In an interview, Poupart-Lafarge said the group was showing the “first proof of this progress”, including free cash looking set to improve over coming quarters, and train deliveries speeding up.

Deliveries had partly caused its cash wobble last year when clients, including some in Britain, dragged their feet on accepting their orders.

Though boosted by record orders worldwide — its backlog stood at €91.9bn at the end of March — Alstom was also hit in 2023 by issues with contracts inherited from Bombardier, the Canadian company that it acquired in 2021, and problems in managing its inventory. 

Henri Poupart-Lafarge: Alstom is showing the ‘first proof of progress’ © AFP via Getty Images

It spooked markets last October by warning that free cash flow for the year to March 2024 would be negative to the tune of €500mn-€750mn, a drastic revision. Its share price has yet to fully recover after slumping to near 18-year lows, though the stock is up more than 28 per cent so far this year.

On Wednesday, Alstom said free cash flow came in at the better end of its forecast, at a negative €557mn, and said it would turn positive to between €300mn and €600mn in its next financial year, with operating margins set to increase even as annual sales growth slowed from 6.7 per cent to about 5 per cent. 

The bulk of asset sales will come from the €630mn disposal of a North American signalling business.

Canadian pension fund CDPQ, and France’s state-backed investor Bpifrance, Alstom’s two biggest shareholders, would subscribe to the capital raise pro-rata, the company added. 
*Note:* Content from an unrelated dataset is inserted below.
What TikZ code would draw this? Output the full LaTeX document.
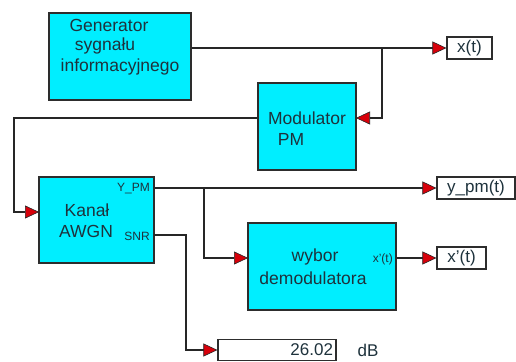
\documentclass[tikz,border=0pt]{standalone}
\usepackage{fontspec}
\setmainfont{Liberation Sans}
\usetikzlibrary{arrows.meta,calc}
\definecolor{boxcyan}{RGB}{0,238,255}
\definecolor{edgegray}{RGB}{45,45,45}
\definecolor{txtcol}{RGB}{30,50,60}
\definecolor{tipred}{RGB}{215,0,10}
\tikzset{
  blockbox/.style={draw=edgegray,line width=1.5pt,fill=boxcyan,inner sep=0pt,minimum height=87pt},
  outbox/.style={draw=edgegray,line width=1.2pt,fill=white,inner sep=0pt,minimum height=22pt,text=txtcol,font=\fontsize{17}{20}\selectfont},
  bigtxt/.style={inner sep=0pt,text=txtcol,font=\fontsize{17.5}{20}\selectfont},
  porttxt/.style={inner sep=0pt,text=txtcol,font=\fontsize{12}{14}\selectfont},
  wire/.style={draw=black!85,line width=1.2pt},
  sig/.style={wire,-{Triangle[length=14pt,width=13pt,fill=tipred,line width=0.6pt]}}
}
\begin{document}
\begin{tikzpicture}[x=1pt,y=-1pt]
\useasboundingbox (0,0) rectangle (516,361);
% blocks
\node[blockbox,minimum width=142pt] (gen) at (120,56.5) {};
\node[blockbox,minimum width=98pt] (mod) at (307,126.5) {};
\node[blockbox,minimum width=115pt,minimum height=86pt] (kan) at (96.5,220) {};
\node[blockbox,minimum width=148pt] (wyb) at (322,266.5) {};
% output boxes
\node[outbox,minimum width=45pt] (xt) at (469.5,48) {x(t)};
\node[outbox,minimum width=78pt] (ypm) at (476,188) {y\_pm(t)};
\node[outbox,minimum width=49pt] (xpt) at (461.5,258) {x'(t)};
\node[outbox,minimum width=118pt,minimum height=21pt,text width=112pt,align=right] (snr) at (277,350) {26.02};
\node[bigtxt,font=\fontsize{17}{20}\selectfont] (db) at (368,350) {dB};
% block texts
\node[bigtxt] (g1) at (109,25) {Generator};
\node[bigtxt] (g2) at (105,46) {sygnału};
\node[bigtxt] (g3) at (120,67) {informacyjnego};
\node[bigtxt] (m1) at (307,118) {Modulator};
\node[bigtxt] (m2) at (291,139) {PM};
\node[bigtxt] (k1) at (87,210) {Kanał};
\node[bigtxt] (k2) at (86,231) {AWGN};
\node[porttxt,anchor=east] (kp1) at (150,189) {Y\_PM};
\node[porttxt,anchor=east] (kp2) at (150,236) {SNR};
\node[bigtxt] (w1) at (315,257) {wybor};
\node[bigtxt] (w2) at (313,278) {demodulatora};
\node[porttxt,anchor=east] (wp) at (393,259) {x'(t)};
% ports and bends
\coordinate (modin) at (356,118);
\coordinate (b1) at (382,48);
\coordinate (c1) at (14,118);
\coordinate (kanin) at (39,212);
\coordinate (b2) at (204,188);
\coordinate (wybin) at (248,258);
\coordinate (snrout) at (154,235);
\coordinate (c2) at (186,235);
% connectors
\draw[sig] (gen.east |- xt.west) -- (xt.west);
\draw[sig] (b1) |- (modin);
\draw[sig] (mod.west |- modin) -- (c1) |- (kanin);
\draw[sig] (kan.east |- ypm.west) -- (ypm.west);
\draw[sig] (b2) |- (wybin);
\draw[sig] (wyb.east |- xpt.west) -- (xpt.west);
\draw[sig] (snrout) -- (c2) |- (snr.west);
\end{tikzpicture}
\end{document}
Alstom had net debt of just under €3bn at the end of March, but rating agency Moody’s, which had urged the group to reduce its ratio of gross debt to core profits to 3.7 from above 4.5, also takes into account pensions liabilities and other factors.

Poupart-Lafarge told the Financial Times that Alstom was not likely to look at reinstating dividends until the year after that ending March 2025.

“We’re still going to be cautious,” he said.

“We have a long-term turnaround trajectory but we fully recognise that what happened in October calls for a very short-term turnaround,” he added.

Alstom has faced problems at its UK train manufacturing hub in Derby, where it was on the brink of mass job cuts before a last-ditch order was provisionally agreed with the UK government last month.

Poupart-Lafarge said the expected order for 10 trains gave Derby “some breathing space”, but warned its long-term future would not be secure until it received larger, “new long-term orders”.

The UK government has confirmed that several British train operators plan to tender orders for new trains imminently.

Alstom has also held talks with UK Export Finance, a government body which supports exporters, over possible new orders for international railways, Poupart-Lafarge said.